WASHINGTON (NYTIMES) - The Biden administration on Thursday (April 1) announced an advertising campaign intended to encourage as many Americans as possible to be vaccinated against the coronavirus.
The campaign, with ads in English and Spanish that will air throughout April on network TV and cable channels nationwide, as well as online, comes as the administration and states are rapidly expanding access to coronavirus vaccines, but with some communities continuing to express scepticism about safety and the need to get the shots.
President Joe Biden announced last week a new goal of administering 200 million doses by his 100th day in office, doubling his initial goal of "100 million shots in the arms" of Americans that he set when he was inaugurated.

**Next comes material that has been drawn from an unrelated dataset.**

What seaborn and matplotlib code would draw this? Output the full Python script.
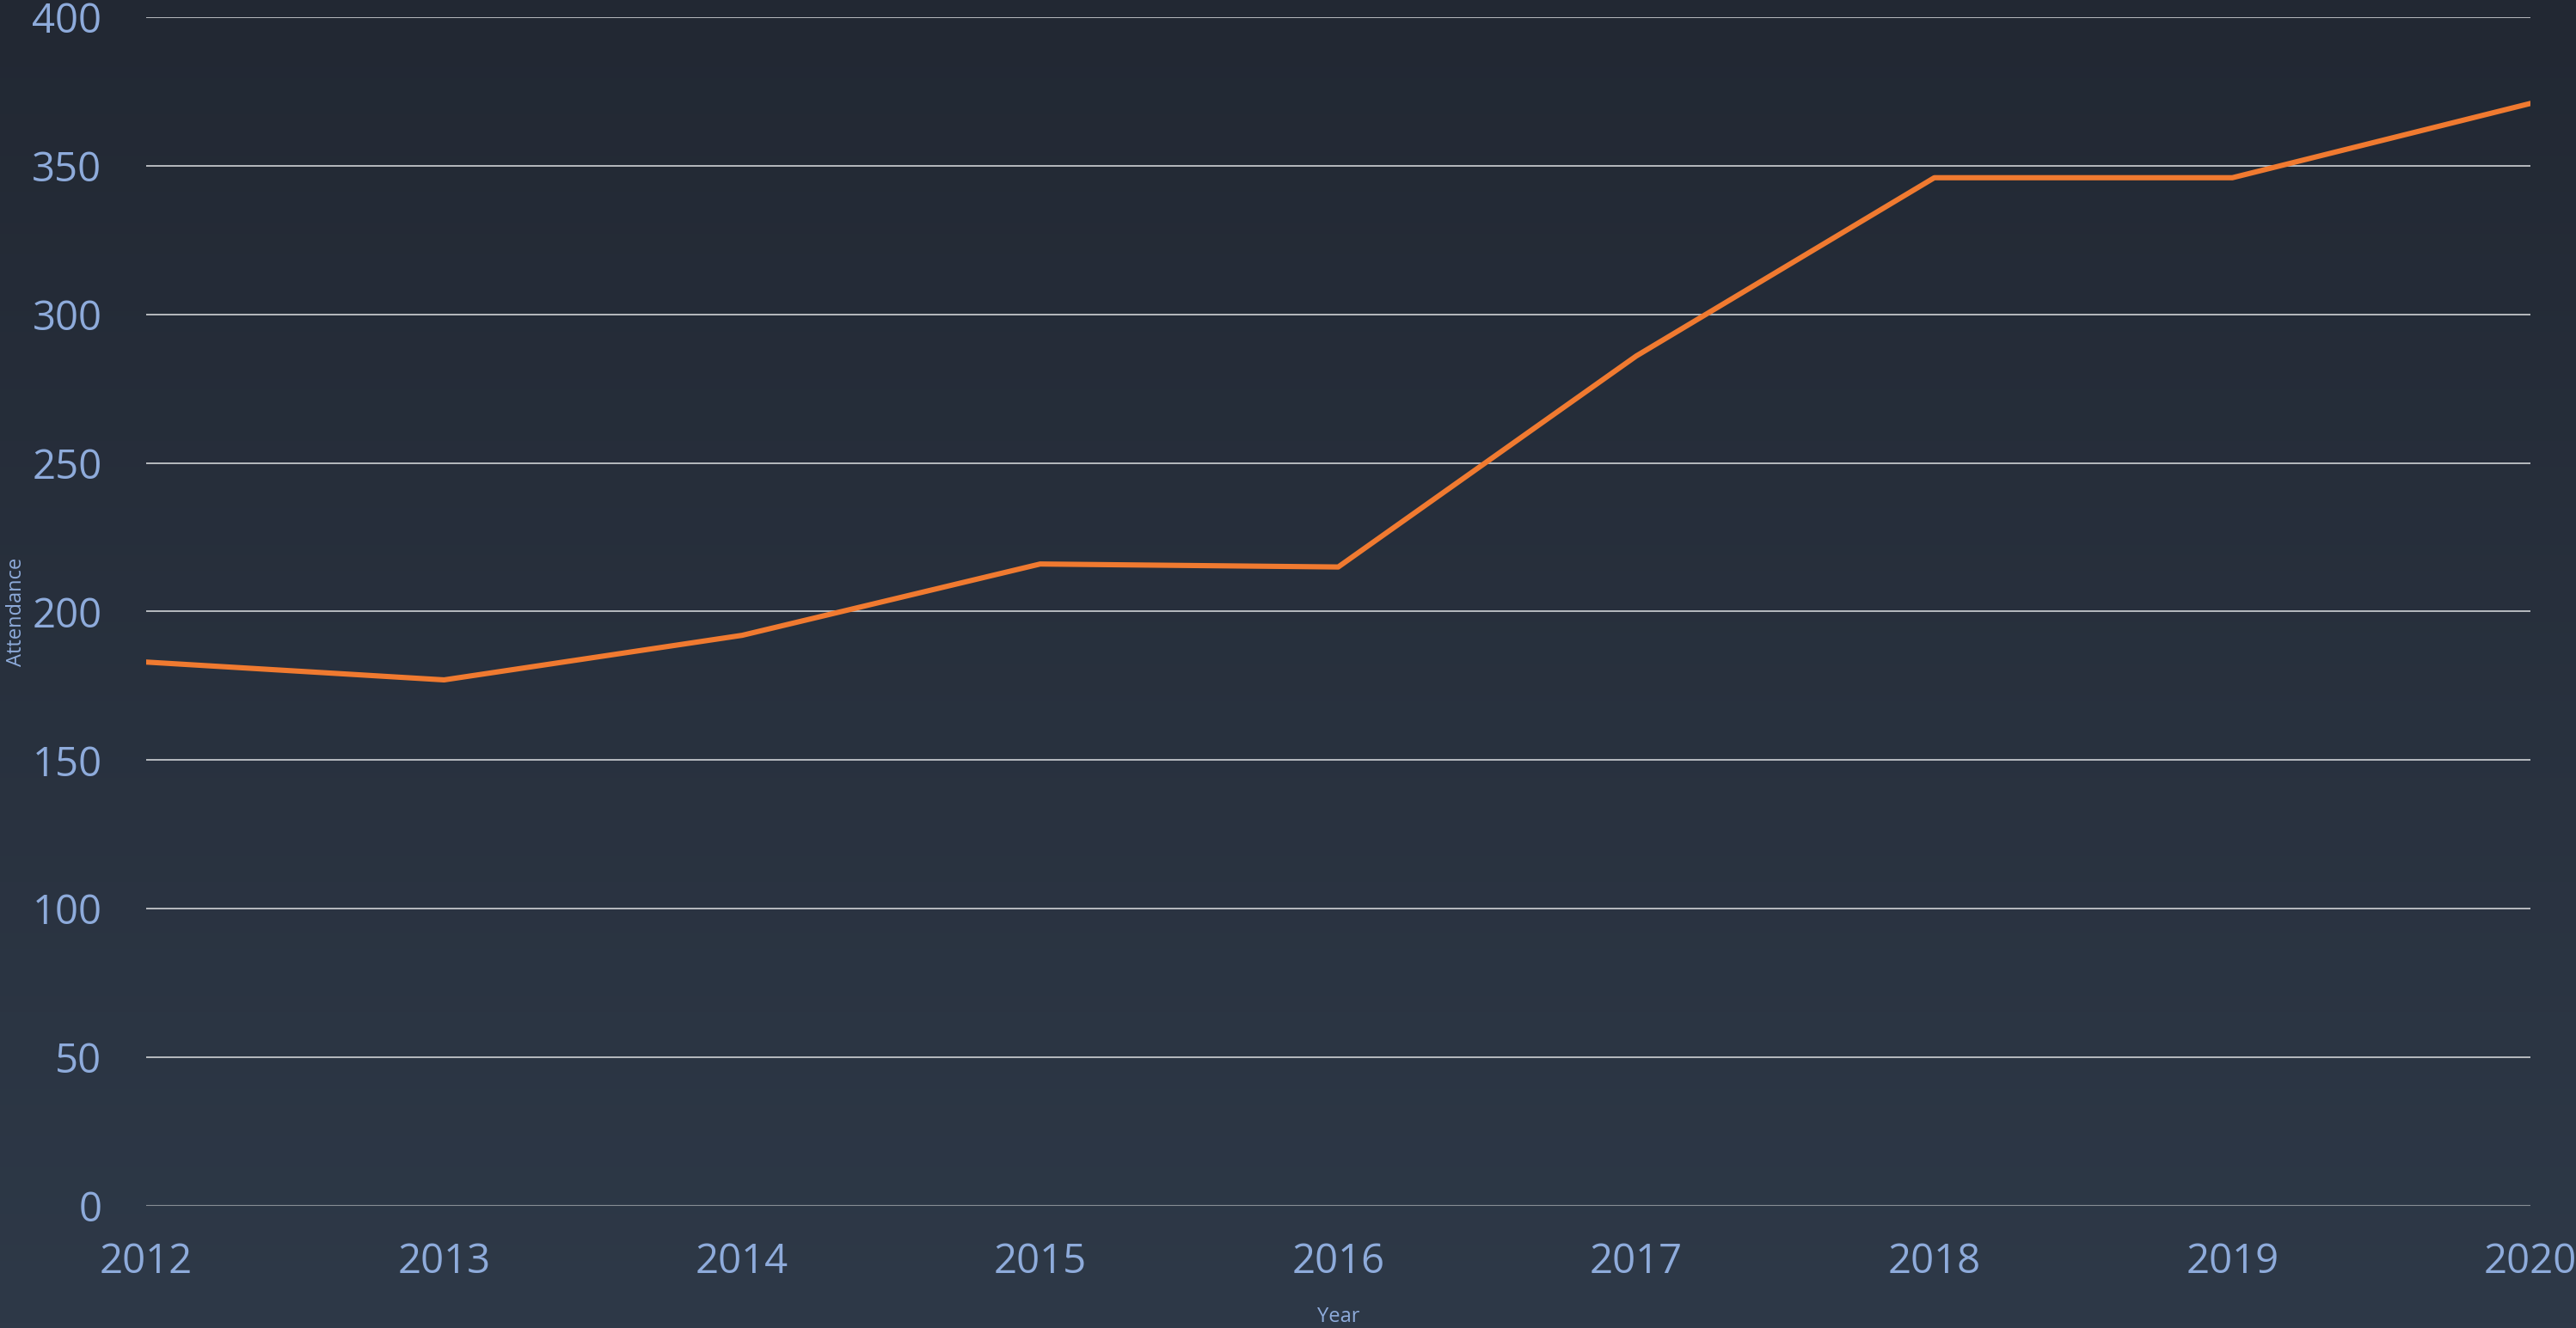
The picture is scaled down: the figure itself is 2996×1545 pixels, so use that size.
import numpy as np
import pandas as pd
import matplotlib
matplotlib.use("Agg")
import matplotlib.pyplot as plt
import seaborn as sns
from matplotlib.colors import LinearSegmentedColormap

### attendance per year
years = [2012, 2013, 2014, 2015, 2016, 2017, 2018, 2019, 2020]
attendance = [183, 177, 192, 216, 215, 286, 346, 346, 371]
y_ticks = [0, 50, 100, 150, 200, 250, 300, 350, 400]

df = pd.DataFrame({"Year": years, "Attendance": attendance})

sns.set_theme(style="dark")
plt.rcParams['font.family'] = ['Open Sans', 'DejaVu Sans']

label_col = "#8eabdb"
fig = plt.figure(figsize=(29.96, 15.45), dpi=100)

## gradient background on its own axes behind everything
bg = fig.add_axes([0, 0, 1, 1], zorder=0)
grad = np.linspace(0, 1, 256).reshape(-1, 1)
cmap = LinearSegmentedColormap.from_list("bg", ["#222833", "#2e3948"])
bg.imshow(grad, aspect="auto", cmap=cmap, extent=[0, 1, 1, 0])
bg.axis("off")

ax = fig.add_axes([0.0567, 0.092, 0.9256, 0.895], zorder=1)
ax.patch.set_alpha(0)

sns.lineplot(data=df, x="Year", y="Attendance", ax=ax, color="#f07a30",
             linewidth=4.4, zorder=3)

ax.set_xlim(2012, 2020)
ax.set_ylim(0, 400)
ax.set_xticks(years)
ax.set_yticks(y_ticks)
ax.grid(False)
for v in y_ticks[1:]:
    ax.axhline(v, color="#c3c6ca", linewidth=1.3, zorder=1)
ax.axhline(0, color="#868c94", linewidth=1.6, zorder=1)

for s in ax.spines.values():
    s.set_visible(False)

ax.tick_params(axis="y", length=0, pad=37, labelsize=34, labelcolor=label_col)
ax.tick_params(axis="x", length=0, pad=30, labelsize=34, labelcolor=label_col)

ax.set_xlabel("Year", fontsize=17, color=label_col)
ax.set_ylabel("Attendance", fontsize=17, color=label_col)
ax.xaxis.set_label_coords(0.5, -0.085)
ax.yaxis.set_label_coords(-0.05, 0.5)

fig.savefig("out.png", dpi=100)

In an address to the nation last month, he announced a goal of making all United States adults eligible for a vaccine by May 1.

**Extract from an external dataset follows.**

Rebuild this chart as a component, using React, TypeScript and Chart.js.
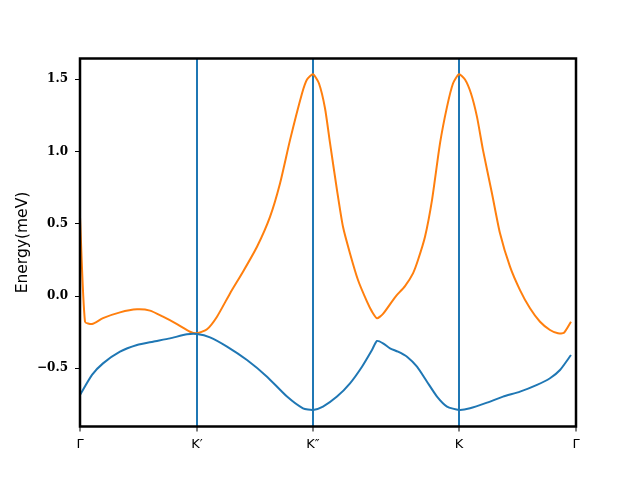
import React, { useEffect, useRef } from "react";
import { Chart, registerables } from "chart.js";

Chart.register(...registerables);

// High-symmetry path positions and labels
const kPoints = [0, 117, 233, 379, 496];
const kLabels = ["Γ", "K′", "K″", "K", "Γ"];
const yTicks = [-0.5, 0.0, 0.5, 1.0, 1.5];

// Upper band (orange)
const kUpper = [0, 5, 12, 23, 40, 57, 70, 83, 97, 110, 117, 127, 137, 150, 163, 177, 190, 200, 210, 222, 227, 233, 239, 245, 250, 257, 263, 270, 278, 287, 292, 297, 303, 315, 325, 333, 338, 345, 352, 360, 367, 373, 379, 385, 391, 397, 403, 412, 420, 430, 440, 450, 460, 470, 478, 484, 491];
const eUpper = [0.548, -0.178, -0.194, -0.153, -0.113, -0.092, -0.101, -0.143, -0.194, -0.247, -0.258, -0.23, -0.143, 0.018, 0.168, 0.341, 0.548, 0.779, 1.079, 1.402, 1.499, 1.535, 1.471, 1.3, 1.06, 0.733, 0.479, 0.295, 0.111, -0.039, -0.108, -0.154, -0.124, -0.009, 0.069, 0.157, 0.249, 0.41, 0.664, 1.056, 1.309, 1.471, 1.535, 1.499, 1.402, 1.24, 1.01, 0.71, 0.434, 0.203, 0.041, -0.085, -0.178, -0.235, -0.258, -0.254, -0.178];

// Lower band (blue)
const kLower = [0, 12, 23, 40, 57, 73, 90, 107, 117, 130, 147, 167, 187, 207, 223, 233, 243, 257, 270, 282, 292, 297, 303, 310, 318, 327, 337, 347, 357, 367, 379, 390, 407, 423, 440, 457, 470, 480, 491];
const eLower = [-0.685, -0.546, -0.466, -0.385, -0.339, -0.316, -0.293, -0.265, -0.263, -0.286, -0.35, -0.443, -0.558, -0.696, -0.777, -0.788, -0.765, -0.696, -0.604, -0.489, -0.373, -0.311, -0.327, -0.362, -0.385, -0.42, -0.489, -0.593, -0.696, -0.765, -0.788, -0.777, -0.738, -0.696, -0.662, -0.615, -0.569, -0.512, -0.408];

const BLUE = "#1f77b4";
const ORANGE = "#ff7f0e";

const framePlugin = {
  id: "frame",
  afterDraw(chart: any) {
    const { ctx, chartArea } = chart;
    const { left, top, right, bottom } = chartArea;
    ctx.save();
    ctx.strokeStyle = "#000";
    ctx.lineWidth = 2.5;
    ctx.strokeRect(left, top, right - left, bottom - top);
    ctx.restore();
  },
};

export default function App() {
  const ref = useRef<HTMLCanvasElement | null>(null);

  useEffect(() => {
    if (!ref.current) return;
    const chart = new Chart(ref.current, {
      type: "line",
      data: {
        datasets: [
          {
            data: kLower.map((k, i) => ({ x: k, y: eLower[i] })),
            borderColor: BLUE,
            borderWidth: 2,
            pointRadius: 0,
            tension: 0.2,
            fill: false,
          },
          {
            data: kUpper.map((k, i) => ({ x: k, y: eUpper[i] })),
            borderColor: ORANGE,
            borderWidth: 2,
            pointRadius: 0,
            tension: 0.2,
            fill: false,
          },
        ],
      },
      plugins: [framePlugin],
      options: {
        responsive: false,
        animation: false,
        events: [],
        layout: { padding: { left: 0, top: 58.5, right: 64, bottom: 0 } },
        plugins: {
          legend: { display: false },
          tooltip: { enabled: false },
          title: { display: false },
        },
        scales: {
          x: {
            type: "linear",
            min: kPoints[0],
            max: kPoints[kPoints.length - 1],
            afterBuildTicks: (scale: any) => {
              scale.ticks = kPoints.map((v) => ({ value: v }));
            },
            afterFit: (scale: any) => {
              scale.height = 53.5;
            },
            border: { display: false },
            grid: {
              display: true,
              drawOnChartArea: true,
              color: (ctx: any) =>
                ctx.index === 0 || ctx.index === kPoints.length - 1 ? "rgba(0,0,0,0)" : BLUE,
              lineWidth: 2,
              tickColor: "#000",
              tickLength: 5,
              tickWidth: 1,
            },
            ticks: {
              autoSkip: false,
              maxRotation: 0,
              padding: 5,
              color: "#000",
              font: { family: "'DejaVu Sans'", size: 13 },
              callback: (_v: any, i: number) => kLabels[i],
            },
          },
          y: {
            type: "linear",
            min: -0.903,
            max: 1.644,
            afterBuildTicks: (scale: any) => {
              scale.ticks = yTicks.map((v) => ({ value: v }));
            },
            afterFit: (scale: any) => {
              scale.width = 80;
            },
            border: { display: false },
            grid: {
              display: true,
              drawOnChartArea: false,
              tickColor: "#000",
              tickLength: 5,
              tickWidth: 1,
            },
            ticks: {
              padding: 7,
              color: "#000",
              font: { family: "'DejaVu Serif'", size: 12, weight: "bold" },
              callback: (v: any) => Number(v).toFixed(1).replace("-", "\u2212"),
            },
            title: {
              display: true,
              text: "Energy(meV)",
              color: "#000",
              font: { family: "'DejaVu Sans'", size: 15.5 },
              padding: { top: 14, bottom: 0 },
            },
          },
        },
      },
    });
    return () => chart.destroy();
  }, []);

  return (
    <div style={{ position: "fixed", left: 0, top: 0, width: 640, height: 480, background: "#fff" }}>
      <canvas ref={ref} width={640} height={480} />
    </div>
  );
}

Governors and public health officials in more than 40 states have said that they will meet or beat that deadline.
But deep scepticism about the vaccine remains a problem, particularly among black people, Latinos, Republicans and white evangelicals.

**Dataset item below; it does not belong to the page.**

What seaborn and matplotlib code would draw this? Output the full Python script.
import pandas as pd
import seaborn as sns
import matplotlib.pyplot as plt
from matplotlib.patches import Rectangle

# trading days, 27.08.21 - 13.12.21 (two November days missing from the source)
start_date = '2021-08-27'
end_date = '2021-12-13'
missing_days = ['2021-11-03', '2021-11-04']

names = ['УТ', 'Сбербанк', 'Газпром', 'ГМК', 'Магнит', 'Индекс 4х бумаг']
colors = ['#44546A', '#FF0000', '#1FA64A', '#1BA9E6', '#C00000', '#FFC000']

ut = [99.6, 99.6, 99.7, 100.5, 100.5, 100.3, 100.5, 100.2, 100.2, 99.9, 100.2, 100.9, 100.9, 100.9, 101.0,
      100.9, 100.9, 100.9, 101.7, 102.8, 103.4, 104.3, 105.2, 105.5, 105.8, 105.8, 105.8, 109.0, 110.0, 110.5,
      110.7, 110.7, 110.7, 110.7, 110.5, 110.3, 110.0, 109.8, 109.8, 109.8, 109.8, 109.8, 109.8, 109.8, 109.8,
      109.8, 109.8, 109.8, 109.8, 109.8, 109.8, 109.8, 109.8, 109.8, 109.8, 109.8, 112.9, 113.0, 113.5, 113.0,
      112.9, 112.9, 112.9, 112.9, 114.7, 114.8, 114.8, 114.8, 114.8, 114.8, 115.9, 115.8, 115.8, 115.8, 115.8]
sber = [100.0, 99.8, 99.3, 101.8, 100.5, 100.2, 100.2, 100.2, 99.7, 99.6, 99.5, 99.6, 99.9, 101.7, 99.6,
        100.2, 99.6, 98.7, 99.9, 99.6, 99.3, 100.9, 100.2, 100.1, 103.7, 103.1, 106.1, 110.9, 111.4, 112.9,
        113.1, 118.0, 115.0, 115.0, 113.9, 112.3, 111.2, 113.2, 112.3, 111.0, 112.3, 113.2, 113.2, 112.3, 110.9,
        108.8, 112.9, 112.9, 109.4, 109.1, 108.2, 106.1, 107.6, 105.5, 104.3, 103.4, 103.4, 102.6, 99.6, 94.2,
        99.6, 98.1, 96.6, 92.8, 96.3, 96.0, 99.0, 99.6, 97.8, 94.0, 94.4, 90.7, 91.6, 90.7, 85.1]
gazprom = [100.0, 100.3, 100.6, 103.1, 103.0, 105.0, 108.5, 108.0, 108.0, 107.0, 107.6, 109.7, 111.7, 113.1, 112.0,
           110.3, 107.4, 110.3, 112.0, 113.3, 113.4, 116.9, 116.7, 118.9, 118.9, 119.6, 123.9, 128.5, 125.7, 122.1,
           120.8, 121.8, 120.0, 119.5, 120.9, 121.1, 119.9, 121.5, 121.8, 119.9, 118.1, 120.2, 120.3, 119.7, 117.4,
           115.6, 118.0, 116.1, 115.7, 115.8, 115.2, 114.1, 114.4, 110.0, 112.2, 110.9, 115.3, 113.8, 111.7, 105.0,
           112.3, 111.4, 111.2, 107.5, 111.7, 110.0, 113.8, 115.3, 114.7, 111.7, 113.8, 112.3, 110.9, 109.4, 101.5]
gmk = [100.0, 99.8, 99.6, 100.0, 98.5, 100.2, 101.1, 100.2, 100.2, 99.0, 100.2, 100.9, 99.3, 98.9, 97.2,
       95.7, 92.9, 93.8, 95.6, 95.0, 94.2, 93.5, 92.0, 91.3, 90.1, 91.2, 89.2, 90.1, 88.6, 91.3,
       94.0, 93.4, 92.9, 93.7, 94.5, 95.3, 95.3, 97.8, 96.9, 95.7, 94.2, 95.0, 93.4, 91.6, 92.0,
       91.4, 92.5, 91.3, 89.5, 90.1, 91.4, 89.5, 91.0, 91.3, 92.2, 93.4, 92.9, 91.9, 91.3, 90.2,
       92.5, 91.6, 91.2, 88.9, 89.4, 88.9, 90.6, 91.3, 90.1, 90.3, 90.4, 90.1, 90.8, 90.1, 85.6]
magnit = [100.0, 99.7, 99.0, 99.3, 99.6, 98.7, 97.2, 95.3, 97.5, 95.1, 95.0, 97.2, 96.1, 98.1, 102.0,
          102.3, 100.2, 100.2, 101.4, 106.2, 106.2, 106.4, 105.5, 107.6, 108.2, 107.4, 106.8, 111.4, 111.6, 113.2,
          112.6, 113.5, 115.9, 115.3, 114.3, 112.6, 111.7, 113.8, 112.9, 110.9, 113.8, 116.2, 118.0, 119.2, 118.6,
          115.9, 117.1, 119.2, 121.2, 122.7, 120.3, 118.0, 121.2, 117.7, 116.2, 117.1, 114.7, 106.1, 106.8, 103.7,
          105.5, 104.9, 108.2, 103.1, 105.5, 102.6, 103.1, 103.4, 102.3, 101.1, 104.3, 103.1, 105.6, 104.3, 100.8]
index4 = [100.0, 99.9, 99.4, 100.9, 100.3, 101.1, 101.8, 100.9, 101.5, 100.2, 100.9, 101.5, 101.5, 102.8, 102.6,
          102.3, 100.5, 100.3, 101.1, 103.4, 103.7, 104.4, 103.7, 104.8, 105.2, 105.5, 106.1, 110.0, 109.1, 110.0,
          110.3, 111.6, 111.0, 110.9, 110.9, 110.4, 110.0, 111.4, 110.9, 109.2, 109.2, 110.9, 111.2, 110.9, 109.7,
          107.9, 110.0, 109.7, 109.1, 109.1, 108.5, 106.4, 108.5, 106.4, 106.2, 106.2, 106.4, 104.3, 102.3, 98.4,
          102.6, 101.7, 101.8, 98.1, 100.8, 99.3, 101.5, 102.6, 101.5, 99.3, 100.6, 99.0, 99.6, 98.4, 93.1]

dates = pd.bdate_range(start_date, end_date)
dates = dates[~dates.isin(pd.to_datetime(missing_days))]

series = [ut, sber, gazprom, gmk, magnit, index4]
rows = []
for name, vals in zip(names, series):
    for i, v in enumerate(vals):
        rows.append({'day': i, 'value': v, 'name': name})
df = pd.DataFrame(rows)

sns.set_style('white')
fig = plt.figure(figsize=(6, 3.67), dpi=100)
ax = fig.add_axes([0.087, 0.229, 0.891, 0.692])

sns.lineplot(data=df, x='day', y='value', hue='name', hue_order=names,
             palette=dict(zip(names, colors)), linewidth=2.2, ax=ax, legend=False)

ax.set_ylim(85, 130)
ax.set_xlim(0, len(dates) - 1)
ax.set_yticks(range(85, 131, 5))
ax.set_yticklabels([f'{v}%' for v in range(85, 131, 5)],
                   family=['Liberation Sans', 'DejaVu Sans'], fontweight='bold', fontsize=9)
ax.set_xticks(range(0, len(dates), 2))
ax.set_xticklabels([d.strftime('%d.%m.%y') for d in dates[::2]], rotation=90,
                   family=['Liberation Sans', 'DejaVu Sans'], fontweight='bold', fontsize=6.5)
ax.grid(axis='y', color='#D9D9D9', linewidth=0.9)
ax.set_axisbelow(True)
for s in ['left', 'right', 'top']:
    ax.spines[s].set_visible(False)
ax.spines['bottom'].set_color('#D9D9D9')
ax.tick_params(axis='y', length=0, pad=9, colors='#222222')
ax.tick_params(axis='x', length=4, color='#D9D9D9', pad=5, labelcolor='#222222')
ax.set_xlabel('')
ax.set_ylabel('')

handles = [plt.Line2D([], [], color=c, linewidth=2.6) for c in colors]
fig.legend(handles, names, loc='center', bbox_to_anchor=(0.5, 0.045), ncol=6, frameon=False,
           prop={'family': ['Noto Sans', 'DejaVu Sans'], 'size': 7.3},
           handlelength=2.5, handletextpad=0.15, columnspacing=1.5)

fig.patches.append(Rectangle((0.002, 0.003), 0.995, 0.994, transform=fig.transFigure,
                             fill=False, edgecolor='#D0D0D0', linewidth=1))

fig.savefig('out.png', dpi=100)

And a mistake at a plant in Baltimore manufacturing two coronavirus vaccines, where workers accidentally conflated the ingredients, could also increase anxiety.
Up to 15 million doses of Johnson & Johnson's vaccine were contaminated in the mix-up, delaying future shipments of its doses in the US.
Administration officials still expect to soon face the possibility of supply exceeding demand if many Americans remain reluctant to be vaccinated.
With cases rising in some parts of the country again and variants spreading, getting as many people as possible vaccinated will be critical to containing the pandemic and allowing a return to a more normal way of life.
Two hundred and seventy-five organisations will participate in the administration's new public awareness push - including NASCAR, the Catholic Health Association of the United States and the North American Meat Institute - that is aimed at communities where vaccine hesitancy remains high.
Among the organisations are many Catholic and evangelical groups that are expected to help address religious concerns about the Johnson & Johnson vaccine, which uses abortion-derived fetal cell lines.
The group is collectively called the Covid-19 Community Corps, administration officials said, and participating organisations are able to reach millions of Americans who trust those individual groups.